Write out only the lines from the start of the entries up to and including the line with "plt.rcParams['font.family'] = ['Open"; please skip the pictures.

[start DATA RECORDS]

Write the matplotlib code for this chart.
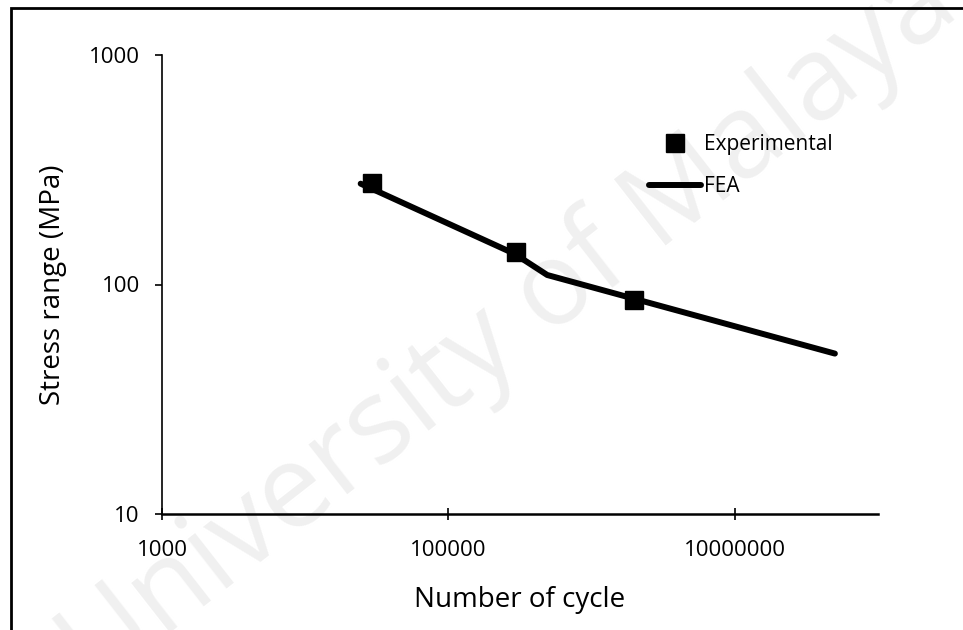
import matplotlib.pyplot as plt
from matplotlib.patches import Rectangle
from matplotlib.ticker import FixedLocator, FixedFormatter, NullLocator

# Data (log-log S-N curve)
exp_cycles = [29500, 298000, 1980000]
exp_stress = [278, 139, 86]

fea_cycles = [24400, 290000, 490000, 50000000]
fea_stress = [275, 136, 110, 50]

x_ticks = [1000, 100000, 10000000]
x_labels = ["1000", "100000", "10000000"]
y_ticks = [10, 100, 1000]
y_labels = ["10", "100", "1000"]

plt.rcParams['font.family'] = ['Open Sans', 'DejaVu Sans']

fig = plt.figure(figsize=(9.63, 6.3), dpi=100)
W, H = 963, 630
ax = fig.add_axes([162 / W, 1 - 514 / H, (878 - 162) / W, (514 - 55) / H])
ax.set_zorder(2)
ax.patch.set_alpha(0)

# faint watermark behind the chart
fig.text(0.53, 0.48, "University of Malaya", fontsize=84, color='#f0f0f0',
         rotation=38, ha='center', va='center', zorder=0)

ax.plot(fea_cycles, fea_stress, color='black', lw=4.3, solid_capstyle='round',
        solid_joinstyle='round', label='FEA', zorder=3)
ax.plot(exp_cycles, exp_stress, ls='none', marker='s', ms=13, color='black',
        label='Experimental', zorder=4)

ax.set_xscale('log')
ax.set_yscale('log')
ax.set_xlim(1000, 1e8)
ax.set_ylim(10, 1000)
ax.xaxis.set_major_locator(FixedLocator(x_ticks))
ax.xaxis.set_major_formatter(FixedFormatter(x_labels))
ax.yaxis.set_major_locator(FixedLocator(y_ticks))
ax.yaxis.set_major_formatter(FixedFormatter(y_labels))
ax.xaxis.set_minor_locator(NullLocator())
ax.yaxis.set_minor_locator(NullLocator())

for s in ['top', 'right']:
    ax.spines[s].set_visible(False)
ax.spines['bottom'].set_linewidth(1.8)
ax.spines['left'].set_linewidth(1.2)
ax.tick_params(axis='x', direction='inout', length=9, width=1.2, labelsize=16, pad=14)
ax.tick_params(axis='y', direction='out', length=5, width=1.2, labelsize=16, pad=11)

ax.set_xlabel('Number of cycle', fontsize=20, labelpad=18)
ax.set_ylabel('Stress range (MPa)', fontsize=20, labelpad=16)

handles, labels = ax.get_legend_handles_labels()
ax.legend(handles[::-1], labels[::-1], loc='upper left',
          bbox_to_anchor=(649 / W, 1 - 134 / H), bbox_transform=fig.transFigure,
          frameon=False, fontsize=15, handlelength=2.5, handletextpad=0.15,
          labelspacing=1.0, borderpad=0, borderaxespad=0)

# outer chart border (cropped at right and bottom)
fig.patches.append(Rectangle((11 / W, -0.05), 1.2, 1 - 8 / H + 0.05,
                             transform=fig.transFigure, fill=False,
                             edgecolor='black', lw=2, zorder=1))

fig.savefig('out.png', dpi=100)
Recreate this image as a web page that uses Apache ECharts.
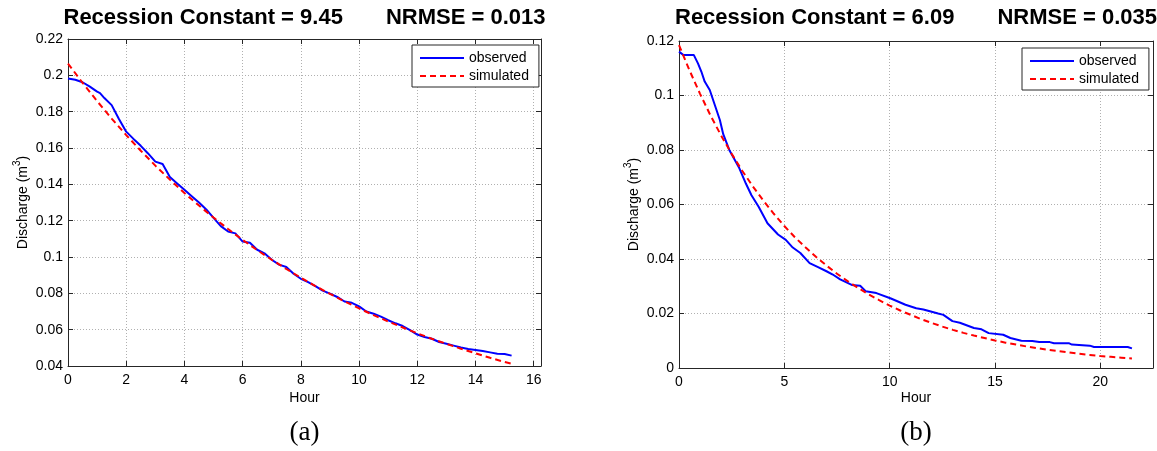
<!DOCTYPE html>
<html><head><meta charset="utf-8">
<script src="https://cdn.jsdelivr.net/npm/echarts@6/dist/echarts.min.js"></script>
<style>html,body{margin:0;padding:0;background:#fff}#c{width:1157px;height:451px}</style>
</head><body><div id="c"></div>
<script>
// ---------- data ----------
const hoursObsA = [0, 0.25, 0.5, 0.75, 1.0, 1.1, 1.25, 1.5, 1.75, 2.0, 2.25, 2.5, 2.75, 3.0, 3.25, 3.5, 3.75, 4.0, 4.25, 4.5, 4.75, 5.0, 5.25, 5.5, 5.75, 6.0, 6.25, 6.5, 6.75, 7.0, 7.25, 7.5, 7.75, 8.0, 8.25, 8.5, 8.75, 9.0, 9.25, 9.5, 9.75, 10.0, 10.25, 10.5, 10.75, 11.0, 11.25, 11.5, 11.75, 12.0, 12.25, 12.5, 12.75, 13.0, 13.25, 13.5, 13.75, 14.0, 14.25, 14.5, 14.75, 15.0, 15.24];
const obsA = [0.1983, 0.1976, 0.1962, 0.1938, 0.1910, 0.1902, 0.1875, 0.1836, 0.1760, 0.1690, 0.1650, 0.1612, 0.1570, 0.1525, 0.1512, 0.1440, 0.1405, 0.1370, 0.1335, 0.1300, 0.1262, 0.1215, 0.1170, 0.1140, 0.1130, 0.1085, 0.1078, 0.1040, 0.1020, 0.0985, 0.0958, 0.0945, 0.0908, 0.0880, 0.0862, 0.0840, 0.0815, 0.0798, 0.0780, 0.0755, 0.0748, 0.0728, 0.0700, 0.0688, 0.0672, 0.0652, 0.0635, 0.0620, 0.0598, 0.0573, 0.0560, 0.0550, 0.0532, 0.0522, 0.0512, 0.0502, 0.0494, 0.0488, 0.0482, 0.0475, 0.0468, 0.0466, 0.0457];
const hoursSimA = [0, 0.5, 1, 1.5, 2, 2.5, 3, 3.5, 4, 4.5, 5, 5.5, 6, 6.5, 7, 7.5, 8, 8.5, 9, 9.5, 10, 10.5, 11, 11.5, 12, 12.5, 13, 13.5, 14, 14.5, 15, 15.24];
const simA = [0.2065, 0.1959, 0.1858, 0.1762, 0.1671, 0.1585, 0.1503, 0.1426, 0.1352, 0.1283, 0.1217, 0.1154, 0.1094, 0.1038, 0.0985, 0.0934, 0.0886, 0.0840, 0.0797, 0.0756, 0.0717, 0.0680, 0.0645, 0.0612, 0.0580, 0.0550, 0.0522, 0.0495, 0.0470, 0.0445, 0.0422, 0.0413];

const hoursObsB = [0, 0.2, 0.7, 0.9, 1.06, 1.22, 1.46, 1.7, 1.94, 2.1, 2.4, 2.84, 3.18, 3.44, 3.78, 4.2, 4.7, 5.07, 5.4, 5.76, 6.2, 6.6, 7.0, 7.3, 7.65, 8.2, 8.6, 8.86, 9.37, 10.06, 10.75, 11.26, 11.6, 12.3, 12.55, 12.98, 13.33, 14.0, 14.36, 14.7, 15.39, 15.73, 16.25, 16.77, 17.1, 17.6, 17.8, 18.5, 18.65, 19.5, 19.7, 21.3, 21.5];
const obsB = [0.1161, 0.1149, 0.1149, 0.1118, 0.1088, 0.1051, 0.1020, 0.0965, 0.0910, 0.0858, 0.0798, 0.0737, 0.0676, 0.0634, 0.0592, 0.0531, 0.0490, 0.0470, 0.0442, 0.0422, 0.0385, 0.0370, 0.0355, 0.0343, 0.0325, 0.0305, 0.0302, 0.0282, 0.0275, 0.0255, 0.0232, 0.0219, 0.0215, 0.0200, 0.0195, 0.0172, 0.0166, 0.0147, 0.0142, 0.0128, 0.0122, 0.0110, 0.0100, 0.0099, 0.0095, 0.0095, 0.0091, 0.0091, 0.0086, 0.0082, 0.0077, 0.0077, 0.0072];
const hoursSimB = [0, 0.5, 1, 1.5, 2, 2.5, 3, 3.5, 4, 4.5, 5, 5.5, 6, 6.5, 7, 7.5, 8, 8.5, 9, 9.5, 10, 10.5, 11, 11.5, 12, 12.5, 13, 13.5, 14, 14.5, 15, 15.5, 16, 16.5, 17, 17.5, 18, 18.5, 19, 19.5, 20, 20.5, 21, 21.5];
const simB = [0.1185, 0.1092, 0.1006, 0.0926, 0.0853, 0.0786, 0.0724, 0.0667, 0.0615, 0.0566, 0.0521, 0.0480, 0.0443, 0.0408, 0.0376, 0.0346, 0.0319, 0.0294, 0.0270, 0.0249, 0.0229, 0.0211, 0.0195, 0.0179, 0.0165, 0.0152, 0.0140, 0.0129, 0.0119, 0.0110, 0.0101, 0.0093, 0.0086, 0.0079, 0.0073, 0.0067, 0.0062, 0.0057, 0.0052, 0.0048, 0.0044, 0.0041, 0.0038, 0.0035];

const xTicksA = [0, 2, 4, 6, 8, 10, 12, 14, 16];
const xTicksB = [0, 5, 10, 15, 20];
const titlesA = ['Recession Constant = 9.45', 'NRMSE = 0.013'];
const titlesB = ['Recession Constant = 6.09', 'NRMSE = 0.035'];
const seriesNames = ['observed', 'simulated'];
const panelLabels = ['(a)', '(b)'];
const xName = 'Hour';
const yNameParts = ['Discharge (m', '3', ')'];

// ---------- layout / style ----------
const FONT = 'Liberation Sans, Arial, Helvetica, sans-serif';
const AX = '#262626';
const panels = [
  {left: 68, top: 39, width: 473, height: 327, xmin: 0, xmax: 16.25, xint: 2, xt: xTicksA, ymin: 0.04, ymax: 0.22, yint: 0.02,
   titles: titlesA, hObs: hoursObsA, obs: obsA, hSim: hoursSimA, sim: simA, legend: {left: 412, top: 45}},
  {left: 679, top: 41, width: 474, height: 327, xmin: 0, xmax: 22.5, xint: 5, xt: xTicksB, ymin: 0, ymax: 0.12, yint: 0.02,
   titles: titlesB, hObs: hoursObsB, obs: obsB, hSim: hoursSimB, sim: simB, legend: {left: 1022, top: 48}}
];
const zip = (a, b) => a.map((v, i) => [v, b[i]]);

const grid = [], xAxis = [], yAxis = [], series = [], legend = [], graphic = [];
panels.forEach((p, i) => {
  grid.push({left: p.left, top: p.top, width: p.width, height: p.height, containLabel: false});
  const tick = {show: true, inside: true, length: 5, lineStyle: {color: AX, width: 1}};
  const line = {show: true, onZero: false, lineStyle: {color: AX, width: 1}};
  const split = {show: true, lineStyle: {color: '#b0b0b0', width: 1, type: [1, 2]}};
  const xt = p.xt;
  xAxis.push({type: 'value', gridIndex: i, position: 'bottom', min: p.xmin, max: p.xmax, interval: p.xint,
    axisLine: line, axisTick: tick, splitLine: split,
    axisLabel: {color: '#000', fontSize: 14, fontFamily: FONT, margin: 7,
      formatter: v => xt.indexOf(Math.round(v * 1000) / 1000) >= 0 ? String(Math.round(v * 1000) / 1000) : ''}});
  xAxis.push({type: 'value', gridIndex: i, position: 'top', min: p.xmin, max: p.xmax, interval: p.xint,
    axisLine: line, axisTick: tick, splitLine: {show: false}, axisLabel: {show: false}});
  yAxis.push({type: 'value', gridIndex: i, position: 'left', min: p.ymin, max: p.ymax, interval: p.yint,
    axisLine: line, axisTick: tick, splitLine: split,
    axisLabel: {color: '#000', fontSize: 14, fontFamily: FONT, margin: 5}});
  yAxis.push({type: 'value', gridIndex: i, position: 'right', min: p.ymin, max: p.ymax, interval: p.yint,
    axisLine: line, axisTick: tick, splitLine: {show: false}, axisLabel: {show: false}});
  series.push({type: 'line', name: seriesNames[0], xAxisIndex: 2 * i, yAxisIndex: 2 * i,
    data: zip(p.hObs, p.obs), symbol: 'none', showSymbol: false, animation: false,
    lineStyle: {color: '#0000ff', width: 2}, itemStyle: {color: '#0000ff'}, z: 3});
  series.push({type: 'line', name: seriesNames[1], xAxisIndex: 2 * i, yAxisIndex: 2 * i,
    data: zip(p.hSim, p.sim), symbol: 'none', showSymbol: false, animation: false,
    lineStyle: {color: '#ff0000', width: 2, type: [6, 4]}, itemStyle: {color: '#ff0000'}, z: 4});
  legend.push({left: p.legend.left, top: p.legend.top, orient: 'vertical', data: seriesNames,
    itemWidth: 44, itemHeight: 14, itemGap: 4, padding: [6, 10, 4, 7],
    itemStyle: {opacity: 0},
    borderColor: AX, borderWidth: 1, backgroundColor: '#fff', selectedMode: false,
    textStyle: {fontSize: 14, color: '#000', fontFamily: FONT}});
  const cx = p.left + p.width / 2;
  const cy = p.top + p.height / 2;
  graphic.push({type: 'text', x: cx - 241, y: 18, style: {text: p.titles[0], align: 'left', verticalAlign: 'middle',
    textAlign: 'left', textVerticalAlign: 'middle', fontSize: 22, fontWeight: 'bold', fontFamily: FONT, fill: '#000'}});
  graphic.push({type: 'text', x: cx + 241, y: 18, style: {text: p.titles[1], align: 'right', verticalAlign: 'middle',
    textAlign: 'right', textVerticalAlign: 'middle', fontSize: 22, fontWeight: 'bold', fontFamily: FONT, fill: '#000'}});
  graphic.push({type: 'text', x: cx, y: 398, style: {text: xName, align: 'center', verticalAlign: 'middle',
    textAlign: 'center', textVerticalAlign: 'middle', fontSize: 14, fontFamily: FONT, fill: '#000'}});
  graphic.push({type: 'text', x: cx, y: 433, style: {text: panelLabels[i], align: 'center', verticalAlign: 'middle',
    textAlign: 'center', textVerticalAlign: 'middle', fontSize: 27, fontFamily: 'Liberation Serif, Times New Roman, serif', fill: '#000'}});
  graphic.push({type: 'text', x: p.left - 47, y: cy, rotation: Math.PI / 2,
    style: {text: '{n|' + yNameParts[0] + '}{s|' + yNameParts[1] + '}{n|' + yNameParts[2] + '}',
      align: 'center', verticalAlign: 'middle', textAlign: 'center', textVerticalAlign: 'middle',
      rich: {n: {fontSize: 14, fontFamily: FONT, fill: '#000', lineHeight: 18, verticalAlign: 'bottom'},
             s: {fontSize: 10, fontFamily: FONT, fill: '#000', lineHeight: 18, verticalAlign: 'top'}}}});
});

const chart = echarts.init(document.getElementById('c'), null, {renderer: 'canvas'});
chart.setOption({animation: false, backgroundColor: '#fff', grid, xAxis, yAxis, series, legend, graphic});
</script></body></html>
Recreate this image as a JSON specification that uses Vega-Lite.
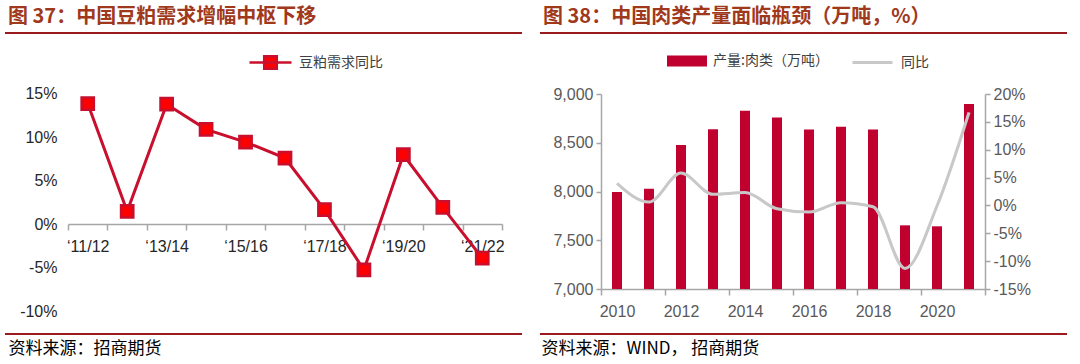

[end DATA RECORDS]

[EXERCISE SOLUTION]:
Write the matplotlib code for this chart.
import matplotlib.pyplot as plt
from matplotlib.patches import Rectangle
from matplotlib.ticker import FixedLocator, FixedFormatter, NullLocator

# Data (log-log S-N curve)
exp_cycles = [29500, 298000, 1980000]
exp_stress = [278, 139, 86]

fea_cycles = [24400, 290000, 490000, 50000000]
fea_stress = [275, 136, 110, 50]

x_ticks = [1000, 100000, 10000000]
x_labels = ["1000", "100000", "10000000"]
y_ticks = [10, 100, 1000]
y_labels = ["10", "100", "1000"]

plt.rcParams['font.family'] = ['Open Sans', 'DejaVu Sans']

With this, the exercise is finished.